Friday 1 June 2007

Grumpy old media blogger

It seems to be the season of redesigns. After the Times, the Guardian has now redesigned its website - like the Times, making it rather lighter, with more space, and lighter font styles.No lime green, but like the Times it's changed the grid to enable more columns to be carried across the page, separating out the content in different ways. I don't love it... but it is undeniably useful.

This all leaves the Indie looking rather faded. The Indie seems to have decided that Web 2.0 isn't going to happen. It was early into podcasts with a travel series but it seems pretty much to have given up on them.

Attitudes to rich media are odd. For instance the Guardian and Times often run video but they still can't be arsed to put pictures or graphics with many of their articles. A recent article on the Times website about swimsuits had no pics. Fashion without pics? Weird, not wired.

And there is one thing the Times is doing - in fact, doing again - that drives me wild. Load up a page and IT STARTS TO TALK. You are reading, I don't know what, an article about the French parliamentary elections, and suddenly this voice breaks in and says 'I was in Hay-on-Wye the other day and...' or 'Welcome to Washington and Reuters News'.

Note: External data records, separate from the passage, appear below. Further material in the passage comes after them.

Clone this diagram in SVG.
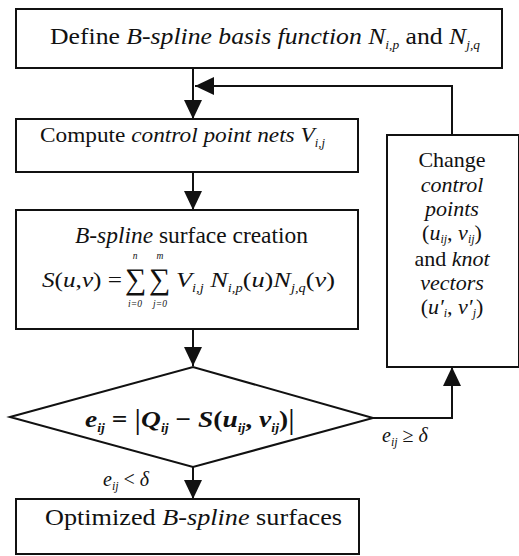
<svg xmlns="http://www.w3.org/2000/svg" width="519" height="556" viewBox="0 0 519 556">
<style>
.box{fill:#fff;stroke:#111;stroke-width:2}
.t{font-family:"Liberation Serif","Times New Roman","DejaVu Serif",serif;font-size:22px;fill:#111}
.big{font-size:23px}
.sig{font-size:30px}
.lbl{font-size:20px}
.dec{font-size:24px;font-weight:bold}
.bar{font-size:30px;font-weight:normal}
.i{font-style:italic}
.sub{font-size:12px;font-style:italic}
.lim{font-family:"Liberation Serif","Times New Roman","DejaVu Serif",serif;font-size:9.5px;font-style:italic;fill:#111;text-anchor:middle}
.c{text-anchor:middle}
.con{fill:none;stroke:#111;stroke-width:2}
</style>
<defs>
<marker id="ah" markerUnits="userSpaceOnUse" markerWidth="20" markerHeight="20" refX="19" refY="9" orient="auto">
<path d="M0,0 L19,9 L0,18 z" fill="#111"/>
</marker>
</defs>
<rect width="519" height="556" fill="#fff"/>
<g id="connectors">
<line class="con" x1="193" y1="68" x2="193" y2="119" marker-end="url(#ah)"/>
<polyline class="con" points="452,135 452,86 195,86" marker-end="url(#ah)"/>
<line class="con" x1="193" y1="172" x2="193" y2="210" marker-end="url(#ah)"/>
<line class="con" x1="193" y1="329" x2="193" y2="366" marker-end="url(#ah)"/>
<line class="con" x1="193" y1="467" x2="193" y2="499" marker-end="url(#ah)"/>
<polyline class="con" points="373,418 452,418 452,367" marker-end="url(#ah)"/>
<text class="t lbl" x="382" y="442"><tspan class="i">e</tspan><tspan class="sub" dy="4">ij</tspan><tspan dy="-4"> ≥ </tspan><tspan class="i">δ</tspan></text>
<text class="t lbl" x="103" y="486"><tspan class="i">e</tspan><tspan class="sub" dy="4">ij</tspan><tspan dy="-4"> &lt; </tspan><tspan class="i">δ</tspan></text>
</g>
<g id="define">
<rect class="box" x="16" y="9" width="486" height="59"/>
<text class="t big" x="50" y="44" textLength="430" lengthAdjust="spacingAndGlyphs">Define <tspan class="i">B-spline basis function N</tspan><tspan class="sub" dy="5">i,p</tspan><tspan dy="-5"> and </tspan><tspan class="i">N</tspan><tspan class="sub" dy="5">j,q</tspan></text>
</g>
<g id="compute">
<rect class="box" x="16" y="119" width="342" height="53"/>
<text class="t" x="40" y="142" textLength="285" lengthAdjust="spacingAndGlyphs">Compute <tspan class="i">control point nets V</tspan><tspan class="sub" dy="5">i,j</tspan></text>
</g>
<g id="surface">
<rect class="box" x="16" y="210" width="342" height="119"/>
<text class="t big" x="75" y="243" textLength="233" lengthAdjust="spacingAndGlyphs"><tspan class="i">B-spline</tspan> surface creation</text>
<text class="t" x="42" y="287" textLength="80" lengthAdjust="spacingAndGlyphs"><tspan class="i">S</tspan>(<tspan class="i">u</tspan>,<tspan class="i">v</tspan>) =</text>
<text class="t sig" x="125" y="289">∑</text>
<text class="t sig" x="149" y="289">∑</text>
<text class="lim" x="135" y="259">n</text>
<text class="lim" x="135" y="307">i=0</text>
<text class="lim" x="160" y="259">m</text>
<text class="lim" x="160" y="307">j=0</text>
<text class="t" x="176" y="287" textLength="159" lengthAdjust="spacingAndGlyphs"><tspan class="i">V</tspan><tspan class="sub" dy="5">i,j</tspan><tspan class="i" dy="-5"> N</tspan><tspan class="sub" dy="5">i,p</tspan><tspan dy="-5">(</tspan><tspan class="i">u</tspan>)<tspan class="i">N</tspan><tspan class="sub" dy="5">j,q</tspan><tspan dy="-5">(</tspan><tspan class="i">v</tspan>)</text>
</g>
<g id="change">
<rect class="box" x="387" y="135" width="132" height="232"/>
<text class="t c" x="452" y="167">Change</text>
<text class="t c i" x="452" y="192">control</text>
<text class="t c i" x="452" y="216">points</text>
<text class="t c" x="452" y="240">(<tspan class="i">u</tspan><tspan class="sub" dy="3">ij</tspan><tspan dy="-3">, </tspan><tspan class="i">v</tspan><tspan class="sub" dy="3">ij</tspan><tspan dy="-3">)</tspan></text>
<text class="t c" x="452" y="266">and <tspan class="i">knot</tspan></text>
<text class="t c i" x="452" y="290">vectors</text>
<text class="t c" x="452" y="314">(<tspan class="i">u′</tspan><tspan class="sub" dy="3">i</tspan><tspan dy="-3">, </tspan><tspan class="i">v′</tspan><tspan class="sub" dy="3">j</tspan><tspan dy="-3">)</tspan></text>
</g>
<g id="decision">
<polygon class="box" points="10,417 193,367 373,418 193,467"/>
<text class="t dec" x="85" y="427" textLength="210" lengthAdjust="spacingAndGlyphs"><tspan class="i">e</tspan><tspan class="sub" dy="5">ij</tspan><tspan dy="-5"> = </tspan><tspan class="bar" dy="2">|</tspan><tspan class="i" dy="-2">Q</tspan><tspan class="sub" dy="5">ij</tspan><tspan dy="-5"> − </tspan><tspan class="i">S</tspan>(<tspan class="i">u</tspan><tspan class="sub" dy="5">ij</tspan><tspan dy="-5">, </tspan><tspan class="i">v</tspan><tspan class="sub" dy="5">ij</tspan><tspan dy="-5">)</tspan><tspan class="bar" dy="2">|</tspan></text>
</g>
<g id="optimized">
<rect class="box" x="16" y="499" width="343" height="55"/>
<text class="t big" x="45" y="525" textLength="297" lengthAdjust="spacingAndGlyphs">Optimized <tspan class="i">B-spline</tspan> surfaces</text>
</g>
</svg>
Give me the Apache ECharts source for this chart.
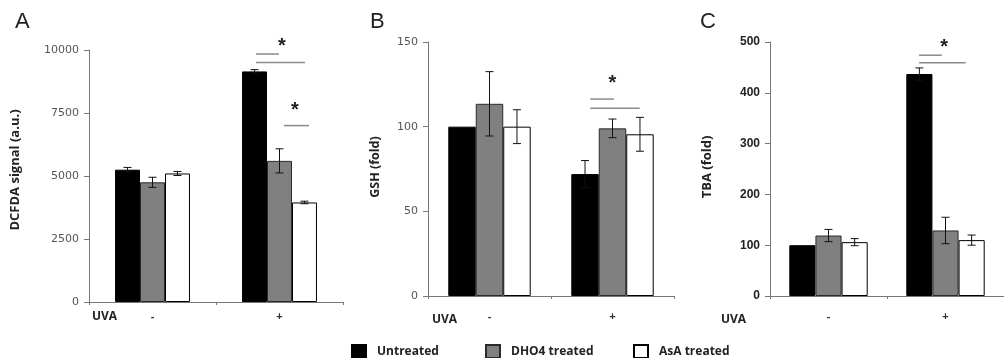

Now we know, being English, that newspapers are there to discourage talking, that's why they come out in time for your breakfast. :-) Unlike on Youtube, I do not come to the Times for videos, and unlike iTunes I do not come for audio. I come, first and foremost, for news - and I want to be the arbiter of how I use that news. It's a usability issue, but one the Times doesn't care about. They are going to tell me how I need to experience their web site.

Oh dear oh dear. There's a traditional editor in there somewhere who still hasn't understood the meaning of interactivity.

Meanwhile, I'm going to be spending more time on the Telegraph site as my chunk of right-of-centre comment, and be damned to the Times and its talking robot.